NSA-Spionageaffäre Aigner stellt Freihandelszone mit USA in Frage

Der Spähskandal sorgt für Verunsicherung, die Kanzlerin sucht das Gespräch mit US-Präsident Obama. Doch das Vertrauen in den Wirtschaftspartner USA ist angekratzt - Verbraucherministerin Aigner stellt sogar die geplante Freihandelszone in Frage.
Verbraucherministerin Aigner: Neue Regeln für Google, Apple und Co.

Verbraucherministerin Aigner: Neue Regeln für Google, Apple und Co.

Foto: Soeren Stache/ picture alliance / dpa

Berlin - Die Spionage-Aktionen der USA könnten die wirtschaftliche Zusammenarbeit mit Europa belasten. Nachdem bereits aus der EU-Kommission Drohungen drangen, die Gespräche für eine Freihandelszone auszusetzen, mehren sich jetzt auch in der Bundesregierung Zweifel.

Verbraucherschutzministerin Ilse Aigner (CSU) stellte angesichts der Spionagevorwürfe die Bedingungen für eine europäisch-amerikanische Freihandelszone in Frage. "Das Vertrauen der europäischen Institutionen in die Regierung der USA hat durch den Abhörskandal Schaden genommen. Davon ist auch das geplante Freihandelsabkommen betroffen", sagte Aigner am Montag SPIEGEL ONLINE.

"Wir müssen den Amerikanern klarmachen, dass es auch für Geheimdienste Grenzen gibt. Denn wie soll man unter Freunden vertrauensvoll Verhandlungen führen, wenn man Angst haben muss, dass im Hotelzimmer eine Wanze hängt?", fügte Aigner hinzu. "Es wird Zeit, dass sich Washington diesen Fragen stellt."

Wirtschaftspower gegen China

Der Handelspakt soll die europäischen und amerikanischen Märkte stärker füreinander öffnen. Es geht um den Abbau von Zollschranken, gemeinsame Standards von Produkten - und darum, mit geballter Wirtschaftspower gegen die Weltmacht China zu bestehen.

"Unser gemeinsamer Kampf gegen den Terror darf nicht zum trojanischen Pferd werden, mit dem Aktivitäten der Wirtschafts- und Regierungsspionage gedeckt werden. Was wir jetzt brauchen, sind schnelle, verlässliche Informationen und größtmögliche Transparenz", sagte die CSU-Ministerin weiter.

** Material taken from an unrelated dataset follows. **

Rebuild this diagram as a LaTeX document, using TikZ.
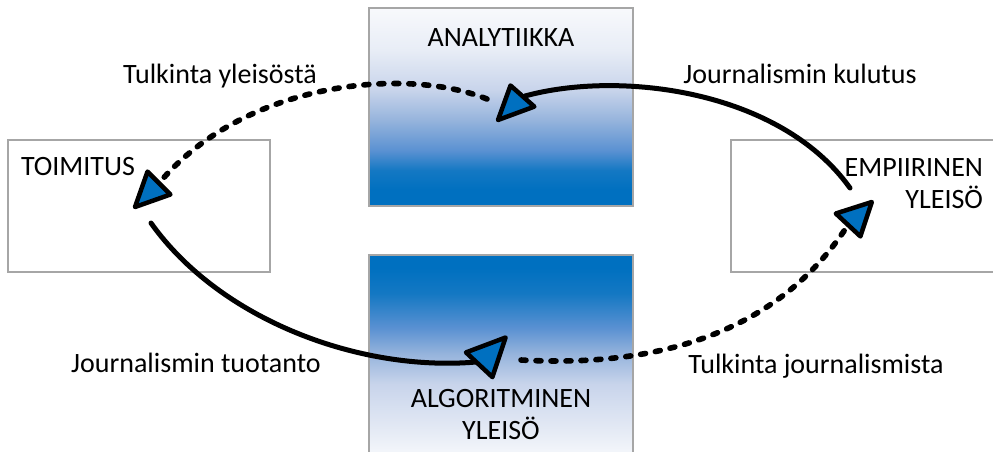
\documentclass[tikz,border=0pt]{standalone}
\usepackage{fontspec}
\setmainfont{Carlito}
\definecolor{myblue}{RGB}{0,112,192}
\definecolor{sb1}{RGB}{20,120,195}
\definecolor{sb2}{RGB}{90,145,210}
\definecolor{sb3}{RGB}{150,180,220}
\definecolor{sb4}{RGB}{200,212,235}
\definecolor{sb5}{RGB}{232,237,246}
\definecolor{sb6}{RGB}{248,249,252}
\pgfdeclareverticalshading{anashade}{100bp}{color(0bp)=(myblue); color(29bp)=(myblue); color(34bp)=(sb1); color(39bp)=(sb2); color(46.7bp)=(sb3); color(54.3bp)=(sb4); color(64.4bp)=(sb5); color(75bp)=(sb6); color(100bp)=(sb6)}
\pgfdeclareverticalshading{algshade}{100bp}{color(0bp)=(white); color(25bp)=(white); color(33bp)=(sb5); color(45bp)=(sb4); color(52bp)=(sb3); color(58bp)=(sb2); color(66bp)=(sb1); color(72bp)=(myblue); color(100bp)=(myblue)}
\begin{document}
\begin{tikzpicture}[x=1pt,y=-1pt,
  every node/.style={font=\fontsize{28}{32}\selectfont, inner sep=0pt, outer sep=0pt},
  framebox/.style={draw=black!35, line width=1.2pt, anchor=north west},
  whitebox/.style={framebox, fill=white},
  fadedown/.style={framebox, shading=anashade},
  fadeup/.style={framebox, shading=algshade},
  conn/.style={line width=5pt, line cap=round},
  dashconn/.style={conn, line width=5.6pt, dash pattern=on 5pt off 10pt},
  head/.style={draw=black, line width=4.5pt, line join=round, fill=myblue}]
\useasboundingbox (0,0) rectangle (993,451);
\clip (0,0) rectangle (993,451);

% boxes
\node[fadedown, minimum width=264pt, minimum height=198pt] (ana) at (369,8) {};
\node[fadeup, minimum width=264pt, minimum height=215pt] (alg) at (369,255) {};
\node[whitebox, minimum width=262pt, minimum height=132pt] (toim) at (8,140) {};
\node[whitebox, minimum width=290pt, minimum height=132pt] (emp) at (731,140) {};

% box texts (base = baseline of the last line)
\node[anchor=base] (anat) at (501,46) {ANALYTIIKKA};
\node[anchor=base west] (toimt) at (21,175) {TOIMITUS};
\node[anchor=base east, align=right] (empt) at (983,208) {EMPIIRINEN\\YLEISÖ};
\node[anchor=base, align=center] (algt) at (501,439) {ALGORITMINEN\\YLEISÖ};

% connector labels
\node[anchor=base] (l1) at (220,83) {Tulkinta yleisöstä};
\node[anchor=base] (l2) at (800,83) {Journalismin kulutus};
\node[anchor=base] (l3) at (196,372) {Journalismin tuotanto};
\node[anchor=base] (l4) at (816,373) {Tulkinta journalismista};

% connector end points
\coordinate (c1s) at (487,99);  \coordinate (c1e) at (160,182);
\coordinate (c2s) at (850,188); \coordinate (c2e) at (525,96);
\coordinate (c3s) at (151,223); \coordinate (c3e) at (476,362);
\coordinate (c4s) at (521,360); \coordinate (c4e) at (846,228);

% connectors
\draw[dashconn] (c1s) .. controls (405,66) and (245,82) .. (c1e);
\draw[conn] (c2s) .. controls (780,90) and (620,70) .. (c2e);
\draw[conn] (c3s) .. controls (220,320) and (360,372) .. (c3e);
\draw[dashconn] (c4s) .. controls (700,370) and (795,305) .. (c4e);

% arrow heads
\draw[head] (135,207) -- (147.5,171.6) -- (170.4,194.5) -- cycle;
\draw[head] (498,120) -- (510.5,85.5) -- (534.3,106.6) -- cycle;
\draw[head] (871.8,202) -- (835.8,213.5) -- (860.4,236.4) -- cycle;
\draw[head] (505.6,337.5) -- (466,352.4) -- (492.4,377.1) -- cycle;
\end{tikzpicture}
\end{document}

Die Bundesregierung hatte über Sprecher Steffen Seibert am Montag ihr Interesse an einem Freihandelsabkommen bekräftigt, aber beiderseitiges Vertrauen angemahnt. EU-Justizkommissarin Viviane Reding hatte am Sonntag damit gedroht, die Gespräche ruhen zu lassen: "Partner spionieren einander nicht aus."

Auch Bundeswirtschaftsminister Philipp Rösler (FDP) stellte einen Zusammenhang zwischen dem Abkommen und den Geheimdienst-Enthüllungen her. Sie belasteten die Verhandlungen zwischen USA und EU, so Rösler. "Wir haben Verständnis für Terrorismusbekämpfung, nicht aber für zielloses, wahlloses und hemmungsloses Ausspionieren von Bürgerinnen und Bürgern", sagte er bei einer Veranstaltung in Frankfurt.

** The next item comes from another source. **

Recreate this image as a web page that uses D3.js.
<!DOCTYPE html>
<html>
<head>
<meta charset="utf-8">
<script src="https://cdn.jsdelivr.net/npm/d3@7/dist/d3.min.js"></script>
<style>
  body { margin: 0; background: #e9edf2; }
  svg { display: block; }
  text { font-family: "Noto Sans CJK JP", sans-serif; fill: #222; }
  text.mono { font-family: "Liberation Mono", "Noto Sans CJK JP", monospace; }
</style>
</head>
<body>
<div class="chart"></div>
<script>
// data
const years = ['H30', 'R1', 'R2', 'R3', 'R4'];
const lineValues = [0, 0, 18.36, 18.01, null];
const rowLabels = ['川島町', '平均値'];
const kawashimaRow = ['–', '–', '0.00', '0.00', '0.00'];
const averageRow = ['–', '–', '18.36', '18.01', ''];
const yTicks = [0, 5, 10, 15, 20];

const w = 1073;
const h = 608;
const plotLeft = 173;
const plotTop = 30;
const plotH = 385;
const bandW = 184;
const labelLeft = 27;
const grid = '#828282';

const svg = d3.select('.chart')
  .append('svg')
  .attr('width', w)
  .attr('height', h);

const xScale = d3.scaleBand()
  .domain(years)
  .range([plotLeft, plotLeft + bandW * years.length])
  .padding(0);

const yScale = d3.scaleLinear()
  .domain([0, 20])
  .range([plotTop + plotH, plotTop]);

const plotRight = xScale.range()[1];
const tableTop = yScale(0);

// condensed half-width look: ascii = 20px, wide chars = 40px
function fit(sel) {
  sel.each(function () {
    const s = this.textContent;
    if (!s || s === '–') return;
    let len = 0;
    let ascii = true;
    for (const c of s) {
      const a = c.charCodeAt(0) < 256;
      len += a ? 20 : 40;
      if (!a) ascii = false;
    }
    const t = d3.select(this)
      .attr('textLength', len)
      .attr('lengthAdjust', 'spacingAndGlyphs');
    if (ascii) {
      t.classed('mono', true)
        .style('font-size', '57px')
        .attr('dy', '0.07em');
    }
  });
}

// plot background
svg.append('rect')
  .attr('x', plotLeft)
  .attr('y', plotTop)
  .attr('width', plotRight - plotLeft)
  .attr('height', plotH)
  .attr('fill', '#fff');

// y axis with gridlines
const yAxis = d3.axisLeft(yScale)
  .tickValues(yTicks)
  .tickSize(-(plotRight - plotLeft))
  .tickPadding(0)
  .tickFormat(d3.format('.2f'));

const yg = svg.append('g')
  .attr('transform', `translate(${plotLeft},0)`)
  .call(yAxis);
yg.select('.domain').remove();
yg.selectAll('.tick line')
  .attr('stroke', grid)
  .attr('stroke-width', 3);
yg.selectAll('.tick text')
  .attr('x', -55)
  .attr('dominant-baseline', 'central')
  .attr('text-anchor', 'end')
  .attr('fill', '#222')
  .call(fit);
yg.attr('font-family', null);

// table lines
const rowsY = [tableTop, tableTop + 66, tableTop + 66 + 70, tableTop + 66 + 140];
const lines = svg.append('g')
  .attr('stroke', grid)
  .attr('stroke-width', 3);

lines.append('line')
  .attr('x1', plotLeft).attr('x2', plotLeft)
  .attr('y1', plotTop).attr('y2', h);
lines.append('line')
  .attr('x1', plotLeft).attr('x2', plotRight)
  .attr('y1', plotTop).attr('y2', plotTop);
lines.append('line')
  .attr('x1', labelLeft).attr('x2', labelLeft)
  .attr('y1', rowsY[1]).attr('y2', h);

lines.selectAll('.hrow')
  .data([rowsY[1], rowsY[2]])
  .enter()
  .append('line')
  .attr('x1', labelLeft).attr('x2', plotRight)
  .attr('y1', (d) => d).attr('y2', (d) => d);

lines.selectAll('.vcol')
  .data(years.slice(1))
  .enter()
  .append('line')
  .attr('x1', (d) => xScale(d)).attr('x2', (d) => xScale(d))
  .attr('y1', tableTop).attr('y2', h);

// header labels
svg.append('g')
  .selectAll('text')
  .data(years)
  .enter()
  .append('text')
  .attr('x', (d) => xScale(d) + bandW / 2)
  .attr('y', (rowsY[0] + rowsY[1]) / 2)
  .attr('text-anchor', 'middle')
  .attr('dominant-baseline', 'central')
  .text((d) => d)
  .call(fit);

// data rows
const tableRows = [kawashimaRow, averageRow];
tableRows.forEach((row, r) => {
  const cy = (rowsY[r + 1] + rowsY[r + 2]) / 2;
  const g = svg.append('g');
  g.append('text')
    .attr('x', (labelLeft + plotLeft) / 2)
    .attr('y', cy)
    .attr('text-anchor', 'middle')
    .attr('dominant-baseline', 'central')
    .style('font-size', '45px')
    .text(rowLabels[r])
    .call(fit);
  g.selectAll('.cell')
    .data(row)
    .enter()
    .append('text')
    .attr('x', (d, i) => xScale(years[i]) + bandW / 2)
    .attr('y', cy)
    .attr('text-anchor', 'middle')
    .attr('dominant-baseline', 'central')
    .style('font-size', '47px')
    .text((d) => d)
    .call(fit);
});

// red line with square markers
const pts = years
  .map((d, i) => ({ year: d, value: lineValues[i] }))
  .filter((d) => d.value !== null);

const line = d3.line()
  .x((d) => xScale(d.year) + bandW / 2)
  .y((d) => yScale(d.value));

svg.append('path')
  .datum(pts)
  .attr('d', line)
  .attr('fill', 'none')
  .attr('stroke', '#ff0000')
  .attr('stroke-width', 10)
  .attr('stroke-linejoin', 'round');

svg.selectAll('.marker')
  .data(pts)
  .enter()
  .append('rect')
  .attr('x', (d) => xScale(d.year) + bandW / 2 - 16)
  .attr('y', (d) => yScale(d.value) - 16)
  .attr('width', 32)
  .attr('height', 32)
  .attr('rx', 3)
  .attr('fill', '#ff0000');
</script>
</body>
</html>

Bedingungen für Google, Apple und Co.

Aigner sieht die anstehenden Handelspakt-Gespräche nun unter neuen Vorzeichen. "Das Abkommen kann eine große Chance für Wirtschaft und Verbraucher sein. Aber wir müssen die Verhandlungen zum Anlass nehmen, Klartext zu reden. Die Bundesregierung wird es nicht zulassen, dass unser hohes Datenschutz-Niveau preisgegeben wird", sagte sie weiter.

Als Bedingung regte Aigner an, dass auf dem europäischen Markt aktive US-Konzerne wie Google, Apple und Facebook sich EU-Datenschutzrecht beugen müssten. "Wir brauchen einen besseren Schutz privater Daten, nicht mehr staatliche Überwachung. Sonst macht ein Freihandelsabkommen keinen Sinn."

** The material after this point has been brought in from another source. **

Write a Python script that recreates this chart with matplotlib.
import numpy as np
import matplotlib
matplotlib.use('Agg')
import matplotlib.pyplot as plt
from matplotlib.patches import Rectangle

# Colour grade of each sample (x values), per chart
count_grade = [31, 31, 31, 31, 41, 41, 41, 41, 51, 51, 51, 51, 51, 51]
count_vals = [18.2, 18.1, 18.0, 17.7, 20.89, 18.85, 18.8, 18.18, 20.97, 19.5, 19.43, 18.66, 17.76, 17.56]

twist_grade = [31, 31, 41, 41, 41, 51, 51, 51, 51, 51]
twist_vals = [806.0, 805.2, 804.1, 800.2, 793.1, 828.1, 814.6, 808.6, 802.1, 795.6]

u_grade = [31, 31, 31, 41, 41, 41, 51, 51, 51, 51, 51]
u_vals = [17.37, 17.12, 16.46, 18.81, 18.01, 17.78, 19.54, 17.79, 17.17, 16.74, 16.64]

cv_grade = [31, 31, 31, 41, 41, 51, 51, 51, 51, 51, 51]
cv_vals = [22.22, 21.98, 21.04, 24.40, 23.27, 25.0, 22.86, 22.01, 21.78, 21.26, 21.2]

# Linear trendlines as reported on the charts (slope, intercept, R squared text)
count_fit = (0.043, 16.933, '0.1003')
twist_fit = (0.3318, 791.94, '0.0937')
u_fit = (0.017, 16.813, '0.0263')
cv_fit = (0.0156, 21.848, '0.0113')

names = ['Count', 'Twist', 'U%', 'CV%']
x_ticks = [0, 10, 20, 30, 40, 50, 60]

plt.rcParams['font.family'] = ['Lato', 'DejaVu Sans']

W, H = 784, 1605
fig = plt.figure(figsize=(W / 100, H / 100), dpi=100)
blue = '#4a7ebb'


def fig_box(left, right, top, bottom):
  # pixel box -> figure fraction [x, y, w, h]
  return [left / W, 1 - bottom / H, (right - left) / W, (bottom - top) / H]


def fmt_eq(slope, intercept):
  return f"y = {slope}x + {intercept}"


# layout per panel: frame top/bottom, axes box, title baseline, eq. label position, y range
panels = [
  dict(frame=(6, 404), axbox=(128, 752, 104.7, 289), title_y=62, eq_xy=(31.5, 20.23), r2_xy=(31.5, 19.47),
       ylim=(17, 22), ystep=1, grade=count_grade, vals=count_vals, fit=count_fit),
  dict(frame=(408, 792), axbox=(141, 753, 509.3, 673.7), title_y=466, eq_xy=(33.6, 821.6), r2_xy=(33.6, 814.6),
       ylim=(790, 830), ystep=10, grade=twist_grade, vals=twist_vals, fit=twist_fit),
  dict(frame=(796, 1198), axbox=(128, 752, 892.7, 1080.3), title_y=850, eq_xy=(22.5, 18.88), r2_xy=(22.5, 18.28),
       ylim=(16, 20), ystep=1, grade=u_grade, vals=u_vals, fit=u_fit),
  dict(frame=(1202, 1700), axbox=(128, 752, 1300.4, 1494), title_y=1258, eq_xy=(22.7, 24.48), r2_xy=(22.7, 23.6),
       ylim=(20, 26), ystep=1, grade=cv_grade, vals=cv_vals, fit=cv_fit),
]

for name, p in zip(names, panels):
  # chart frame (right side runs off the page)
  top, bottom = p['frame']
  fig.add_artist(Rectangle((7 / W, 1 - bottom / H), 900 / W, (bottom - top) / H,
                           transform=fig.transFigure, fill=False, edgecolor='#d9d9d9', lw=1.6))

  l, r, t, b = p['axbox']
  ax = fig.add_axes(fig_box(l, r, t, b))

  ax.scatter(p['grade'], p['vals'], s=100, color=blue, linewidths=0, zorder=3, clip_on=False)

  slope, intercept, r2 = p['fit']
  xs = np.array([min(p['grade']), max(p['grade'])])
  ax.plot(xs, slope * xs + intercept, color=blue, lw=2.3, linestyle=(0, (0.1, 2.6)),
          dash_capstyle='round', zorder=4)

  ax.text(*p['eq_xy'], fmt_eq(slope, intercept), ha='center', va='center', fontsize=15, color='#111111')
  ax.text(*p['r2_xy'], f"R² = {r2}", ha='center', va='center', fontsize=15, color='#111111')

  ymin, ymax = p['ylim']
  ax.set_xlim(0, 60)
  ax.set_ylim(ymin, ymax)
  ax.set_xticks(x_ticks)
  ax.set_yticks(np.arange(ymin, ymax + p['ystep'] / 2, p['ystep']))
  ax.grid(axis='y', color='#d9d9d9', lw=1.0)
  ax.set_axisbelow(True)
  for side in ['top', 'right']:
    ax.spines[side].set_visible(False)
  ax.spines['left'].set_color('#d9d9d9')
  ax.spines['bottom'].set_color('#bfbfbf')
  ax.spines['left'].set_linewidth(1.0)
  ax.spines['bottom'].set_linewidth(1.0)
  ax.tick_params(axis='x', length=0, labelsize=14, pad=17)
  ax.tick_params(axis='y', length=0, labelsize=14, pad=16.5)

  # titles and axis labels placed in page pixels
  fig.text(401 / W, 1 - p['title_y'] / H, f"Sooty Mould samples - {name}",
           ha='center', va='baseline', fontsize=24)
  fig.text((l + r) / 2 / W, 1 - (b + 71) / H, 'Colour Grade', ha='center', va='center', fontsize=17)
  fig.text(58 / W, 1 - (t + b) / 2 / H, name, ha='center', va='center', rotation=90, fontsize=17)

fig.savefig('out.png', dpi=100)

SPIEGEL-Informationen zufolge spähten die USA Einrichtungen der EU in Brüssel, Washington und New York gezielt aus. Der Geheimdienst NSA verwanzte demnach Gebäude und drang in Computernetzwerke ein.

Das EU-Parlament rang am Montag um eine Resolution gegen amerikanische Spähprogramme und die mögliche Einrichtung eines Sonderausschusses.

Mitte Juni hatten EU und USA am Rande des G-8-Gipfels Gespräche über die größte Freihandelszone der Welt vereinbart. Die Verhandlungen sollen nach bisherigen Plänen im Jahr 2015 abgeschlossen sein.